Elle sipped her coffee. “The red-haired girl who came in on opening day? I thought she was Adrian’s niece? Are you brothers?” Piper had said George was his manager.
“Foster brothers,” George answered. “Kate’s father, who was Adrian’s brother – and my foster brother – died in a car crash eighteen months ago.” He was silent a moment. “Kate’s mother died too, and Kate lives with Libby and Adrian now. She’s always been like a niece to me.”
How awful, but Elle was intrigued. She wanted to know more about how they came to be foster brothers, because she’d met George’s sisters the other day – there were already four Jones kids. What would make his parents take on another two children?
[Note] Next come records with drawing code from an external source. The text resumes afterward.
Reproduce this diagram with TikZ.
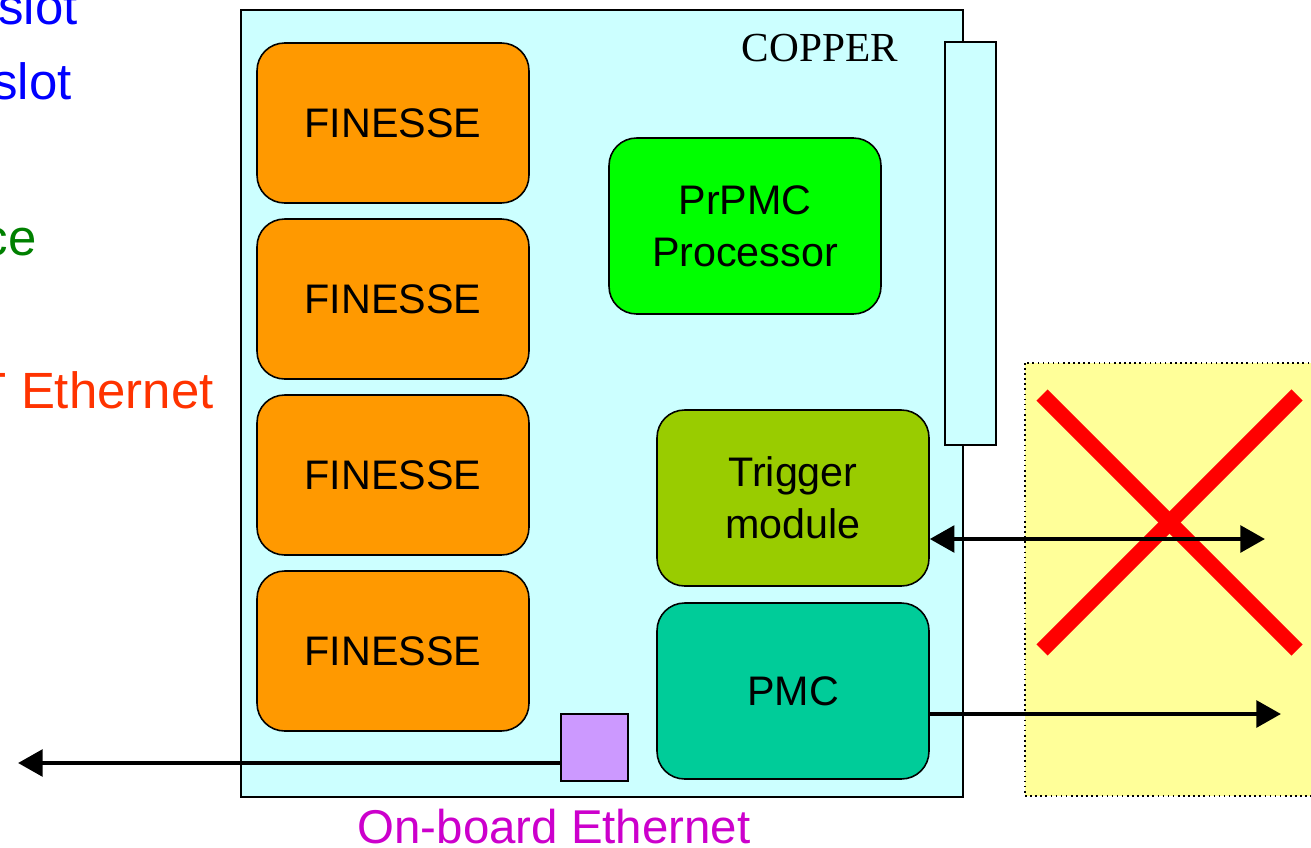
\documentclass[tikz,border=0pt]{standalone}
\usepackage{fontspec}
\setmainfont{Liberation Sans}
\newfontfamily\copperfont{Liberation Serif}
\usetikzlibrary{positioning,arrows.meta}
\definecolor{boardcyan}{HTML}{CCFFFF}
\definecolor{finorange}{HTML}{FF9900}
\definecolor{cpugreen}{HTML}{00FF00}
\definecolor{trigolive}{HTML}{99CC00}
\definecolor{pmcteal}{HTML}{00CC99}
\definecolor{ethpurple}{HTML}{CC99FF}
\definecolor{extyellow}{HTML}{FFFF99}
\definecolor{slotblue}{HTML}{0000FF}
\definecolor{ifgreen}{HTML}{008000}
\definecolor{gbered}{HTML}{FF3300}
\definecolor{ethmagenta}{HTML}{CC00CC}

\begin{document}
\begin{tikzpicture}[x=0.02cm,y=-0.02cm,
  module/.style={draw, line width=0.9pt, rounded corners=0.55cm,
    minimum width=5.44cm, minimum height=3.2cm, align=center,
    font=\fontsize{23.5}{29.5}\selectfont},
  link/.style={line width=2.6pt, -{Triangle[length=14pt,width=15pt]}},
  sidetext/.style={anchor=base east, inner sep=0pt, font=\fontsize{29}{35}\selectfont}]
  \useasboundingbox (0,0) rectangle (1311,848);
  % board
  \node[draw, line width=0.8pt, fill=boardcyan, minimum width=14.44cm,
    minimum height=15.74cm] (board) at (602,403.5) {};
  \node[anchor=base, inner sep=0pt, font=\copperfont\fontsize{23.5}{28}\selectfont]
    (copper) at (820,62) {COPPER};
  \node[draw, line width=0.8pt, fill=boardcyan, minimum width=1.02cm,
    minimum height=8.06cm] (bus) at (970.5,243.5) {};
  % external trigger side
  \draw[dotted, line width=0.9pt, fill=extyellow] (1025,363) rectangle (1320,796);
  % FINESSE slots
  \foreach \i/\y in {1/123,2/299,3/475,4/651}
    \node[module, fill=finorange] (fin\i) at (393,\y) {FINESSE};
  % modules
  \node[module, fill=cpugreen, minimum height=3.52cm] (cpu) at (745,226) {PrPMC\\Processor};
  \node[module, fill=trigolive, minimum height=3.52cm] (trig) at (793,498) {Trigger\\module};
  \node[module, fill=pmcteal, minimum height=3.52cm] (pmc) at (793,691) {PMC};
  \node[draw, line width=0.8pt, fill=ethpurple, minimum size=1.34cm] (eth) at (594.5,747.5) {};
  % cross
  \draw[red, line width=9pt] (1042,395) -- (1297,650);
  \draw[red, line width=9pt] (1297,395) -- (1042,650);
  % links
  \coordinate (trigR) at (1265,539);
  \coordinate (pmcR) at (1281,714);
  \coordinate (ethL) at (18,763);
  \draw[link, {Triangle[length=14pt,width=15pt]}-{Triangle[length=14pt,width=15pt]}]
    (trig.east |- trigR) -- (trigR);
  \draw[link] (pmc.east |- pmcR) -- (pmcR);
  \draw[link] (eth.west |- ethL) -- (ethL);
  % labels
  \node[sidetext, text=slotblue] (slotA) at (78,25) {slot};
  \node[sidetext, text=slotblue] (slotB) at (72,100) {slot};
  \node[sidetext, text=ifgreen] (iface) at (37,255) {ce};
  \node[sidetext, text=gbered] (gbe) at (214,408) {T Ethernet};
  \node[anchor=base, inner sep=0pt, text=ethmagenta, font=\fontsize{27}{32}\selectfont]
    (ethlabel) at (554,843) {On-board Ethernet};
\end{tikzpicture}
\end{document}
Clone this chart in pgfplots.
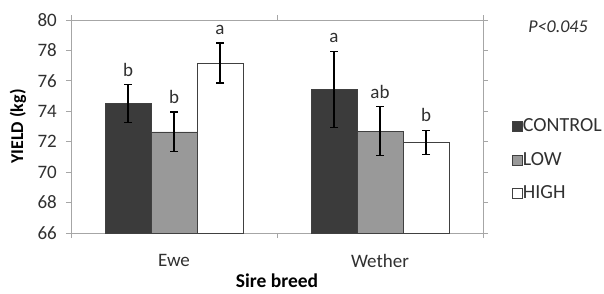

She couldn’t ask though. She could hardly pry when she wasn’t willing to tell him anything about herself. “I’m sorry to hear about Kate’s parents.”
He acknowledged her sympathy with a small nod. “She’s been amazing. What about you? Any siblings?”
This was veering into territory she needed to avoid. “An older brother.” Her heart squeezed when she thought about James, who’d always been her protector and her hero when she was younger. Until Dean came into her life.
She doubted she’d ever be able to fix their relationship, and James had never even tried.
“What fees will you charge for these artists?” she asked, pushing the CD toward George.
George raised his brows at the abrupt change of topic, but answered smoothly with an amount. “That’s for a two-hour acoustic set on the weekend. Do you want the same artist on Saturday and Sunday?”
“I’ll go with just Saturday,” Elle told him. “On Sundays I might do poetry readings, or author talks or something similar.”
Pride surged up in her. She’d thought it was a good idea as well. She wasn’t sure if it would work, but she’d try it.
George took out a computer tablet and tapped on it. “I’ve got a few availabilities.”
They discussed dates and times until they locked in what suited them both.
“I’ll send you an email with all the details,” George said as he switched off the tablet.
“Thanks.” Elle had her scribbled notes but she wanted to check and confirm everything before she signed.
It was close to closing time and she was far too comfortable sitting across from George. He was surprisingly laidback and easy to be with. He wasn’t scornful of her ideas, and if he disagreed, he did so politely, but let her make her own decision.
“Now the business is done,” George said, giving her a wicked grin that made her skin prickle, “what do I have to do to convince you to go out to dinner with me?”
Elle sat back, shocked. She’d been comfortable, relaxed and he had to throw this curve ball at her.
“You’re so pretty when you get flustered.”
Heat rushed to Elle’s cheeks. She didn’t know what to say, but she had to get out of there.
The bell over the door rang as a customer came in.
She half stood, looked over and froze.
It couldn’t be.
What the heck was she doing in Houston?